Dans le panorama des expériences féministes des années 70, l’expérience des Cahiers du féminisme reste singulière. C’est une revue féministe mais publiée par une organisation politique, la Ligue communiste révolutionnaire (LCR). Les rédactrices de cette revue n’en prônent pas moins l’autonomie du mouvement féministe par rapport à cette organisation politique. Le projet de la revue est également de se rattacher au courant « lutte des classes » du mouvement féministe français et de chercher à articuler luttes des femmes et lutte des classes, tout en ne négligeant pas la dimension antiraciste. D’où l’importance que la revue a accordée aux luttes des salariées, ce qui transparaît un peu dans la section « Travail » de l’ouvrage. Par ailleurs, si la revue était publiée et soutenue financièrement par la LCR, force est de constater qu’elle est restée en marge de l’organisation à la fois sur le plan politique (les enjeux féministes n’ont jamais été réellement pris en charge par la LCR et la diffusion de la revue a reposé essentiellement sur ses militantes plutôt que sur l’ensemble de l’organisation) et dans ses modes de fonctionnement organisationnel, puisque la forme féministe du collectif a usuellement été de mise.
L’apport le plus notable de la revue est certainement lié au travail des femmes et aux luttes des travailleuses. Comme le constate l’une des auteures, « après l’avortement, le temps de travail a certainement été l’un des thèmes les plus traités dans les Cahiers » (p. 65). Constatant que les grandes grèves de femmes ont eu lieu avant la parution de la revue, au cours des années 70, les rédactrices n’en soulignent pas moins l’attention qu’elles ont accordée aux luttes des salariées, et il y a une volonté d’actualisation des enjeux liés au travail. On note également une volonté de réinterpréter la signification des luttes syndicales menées par des groupes totalement ou majoritairement féminins et d’en faire ressortir l’originalité par rapport aux autres luttes ouvrières ou syndicales.
La poursuite des réflexions amorcées par les rédactrices de la revue permet également de sortir des oppositions binaires en ce qui concerne tant la prostitution que le port du voile. Certes, les Cahiers n’ont pas hésité à soutenir, lors des luttes en faveur de la liberté à l’avortement, le droit des femmes de disposer librement de leur/notre corps, mais cela doit-il pour autant inclure celui de le transformer en marchandise? De la même manière, y a-t-il nécessairement continuité entre la défense des droits des lesbiennes, gais, bisexuels, transgenres et intersexes (LGBTI) et les positions dites « pro-sexe »? Doit-on nécessairement choisir entre une loi interdisant le voile dit « musulman » et la banalisation du même voile? Dans ces débats, la revue a souvent pris la position du « ni, ni » et a cherché à réfléchir à la complexité des enjeux soulevés, en tenant compte de la position de toutes les femmes.

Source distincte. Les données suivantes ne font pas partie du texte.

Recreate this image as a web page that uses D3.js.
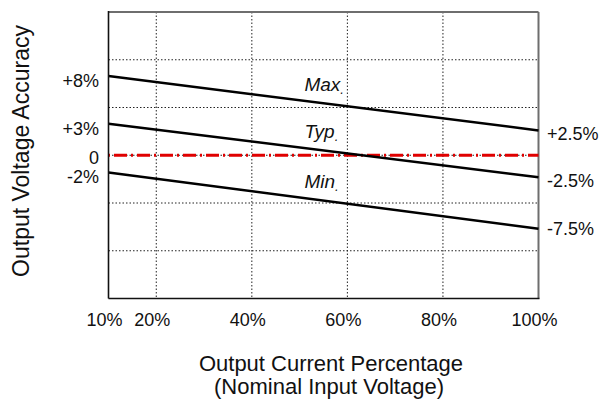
<!DOCTYPE html>
<html>
<head>
<meta charset="utf-8">
<script src="https://cdn.jsdelivr.net/npm/d3@7"></script>
<style>
  html, body { margin: 0; padding: 0; background: #fff; }
  svg { display: block; font-family: "Liberation Sans", Arial, sans-serif; }
</style>
</head>
<body>
<svg id="chart" width="600" height="403"></svg>
<script>
// ---- data ----
const xRange = [10, 100];                       // output current %
const yRange = [-15, 15];                       // output voltage accuracy %
const xTickValues = [10, 20, 40, 60, 80, 100];
const xTickLabels = ["10%", "20%", "40%", "60%", "80%", "100%"];
const xGridValues = [20, 40, 60, 80];
const yGridValues = [-10, -5, 0, 5, 10];
const seriesNames = ["Max", "Typ", "Min"];
const seriesX = [10, 100];
const maxValues = [8.3, 2.6];
const typValues = [3.3, -2.3];
const minValues = [-1.8, -7.7];
const nominalValues = [0, 0];
const leftLabels = ["+8%", "+3%", "0", "-2%"];
const leftLabelValues = [8, 3, 0, -2];
const rightLabels = ["+2.5%", "-2.5%", "-7.5%"];
const rightLabelValues = [2.5, -2.5, -7.5];
const xTitle = ["Output Current Percentage", "(Nominal Input Voltage)"];
const yTitle = "Output Voltage Accuracy";

// ---- layout ----
const svg = d3.select("#chart");
const L = 108.5, R = 538.5, T = 12, B = 298.5;
const x = d3.scaleLinear().domain(xRange).range([L, R]);
const y = d3.scaleLinear().domain(yRange).range([B, T]);

// grid
const g = svg.append("g");
g.selectAll(".vg").data(xGridValues).enter().append("line")
  .attr("x1", d => x(d)).attr("x2", d => x(d)).attr("y1", T).attr("y2", B)
  .attr("stroke", "#222").attr("stroke-width", 1).attr("stroke-dasharray", "1.5,2");
g.selectAll(".hg").data(yGridValues).enter().append("line")
  .attr("x1", L).attr("x2", R).attr("y1", d => y(d)).attr("y2", d => y(d))
  .attr("stroke", "#222").attr("stroke-width", 1).attr("stroke-dasharray", "1.5,2");

// frame: top & right grey, left & bottom black
svg.append("line").attr("x1", L).attr("x2", R).attr("y1", T).attr("y2", T)
  .attr("stroke", "#6e6e6e").attr("stroke-width", 2);
svg.append("line").attr("x1", R).attr("x2", R).attr("y1", T).attr("y2", B)
  .attr("stroke", "#6e6e6e").attr("stroke-width", 2);

// nominal red dash-dot line
const line = d3.line().x((d, i) => x(seriesX[i])).y(d => y(d));
svg.append("path").datum(nominalValues).attr("d", line)
  .attr("fill", "none").attr("stroke", "#e00000").attr("stroke-width", 3)
  .attr("stroke-dasharray", "13,4,2,4").attr("stroke-dashoffset", 17.5);

// series lines
const allSeries = [maxValues, typValues, minValues];
svg.selectAll(".series").data(allSeries).enter().append("path")
  .attr("d", line).attr("fill", "none").attr("stroke", "#000").attr("stroke-width", 2.5);

svg.append("line").attr("x1", L).attr("x2", L).attr("y1", T - 1).attr("y2", B)
  .attr("stroke", "#111").attr("stroke-width", 1.6);
svg.append("line").attr("x1", L).attr("x2", R + 1).attr("y1", B).attr("y2", B)
  .attr("stroke", "#111").attr("stroke-width", 1.6);

// series labels (italic, with small subscript period)
const labelX = 51;
allSeries.forEach((s, i) => {
  const t = (labelX - seriesX[0]) / (seriesX[1] - seriesX[0]);
  const v = s[0] + (s[1] - s[0]) * t;
  const txt = svg.append("text")
    .attr("x", x(labelX)).attr("y", y(v) - 10)
    .attr("font-size", 19).attr("font-style", "italic").attr("fill", "#111")
    .text(seriesNames[i]);
  txt.append("tspan").attr("font-size", 13).attr("dy", 3).text(".");
});

// left labels
svg.selectAll(".ll").data(leftLabels).enter().append("text")
  .attr("x", 99).attr("y", (d, i) => y(leftLabelValues[i]) + 2)
  .attr("dy", "0.35em").attr("text-anchor", "end")
  .attr("font-size", 18).attr("fill", "#111").text(d => d);

// right labels
svg.selectAll(".rl").data(rightLabels).enter().append("text")
  .attr("x", 547).attr("y", (d, i) => y(rightLabelValues[i]) + 2)
  .attr("dy", "0.35em").attr("text-anchor", "start")
  .attr("font-size", 18).attr("fill", "#111").text(d => d);

// x tick labels
svg.selectAll(".xl").data(xTickValues).enter().append("text")
  .attr("x", d => x(d) - 4).attr("y", 326)
  .attr("text-anchor", "middle").attr("font-size", 18).attr("fill", "#111")
  .text((d, i) => xTickLabels[i]);

// axis titles
svg.append("text").attr("x", 331).attr("y", 371).attr("text-anchor", "middle")
  .attr("font-size", 22).attr("fill", "#111").text(xTitle[0]);
svg.append("text").attr("x", 329).attr("y", 394).attr("text-anchor", "middle")
  .attr("font-size", 22).attr("fill", "#111").text(xTitle[1]);
svg.append("text").attr("transform", "translate(29,151) rotate(-90)")
  .attr("text-anchor", "middle").attr("font-size", 23).attr("fill", "#111").text(yTitle);
</script>
</body>
</html>
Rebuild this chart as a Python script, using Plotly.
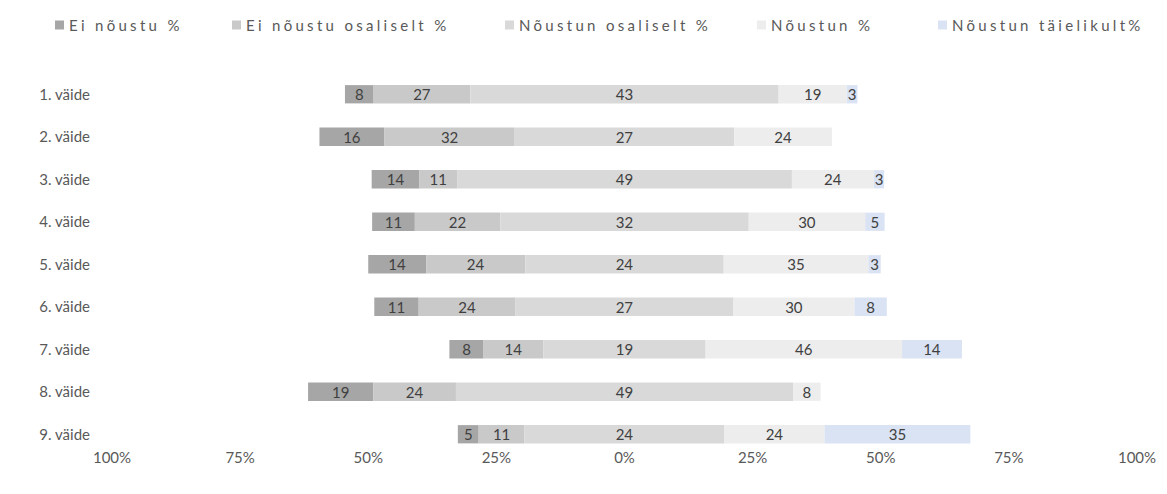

Le même souci de nuance se fait sentir dans la section sur les enjeux actuels. Josette Trat y souligne les dangers des positions intersectionnelles ou postcoloniales lorsqu’elles ont tendance à diffuser l’idée d’un « féminisme blanc » homogène (p. 327) et préfère tenir compte des capacités de riposte unifiée aux offensives antiféministes en tout genre en prenant en considération « la situation des femmes les plus exploitées et les plus opprimées » (p. 331).
Bref, voilà un ouvrage intéressant qui éclaire un pan méconnu de l’activité politique et féministe et qui permet de souligner encore et toujours l’actualité du féminisme.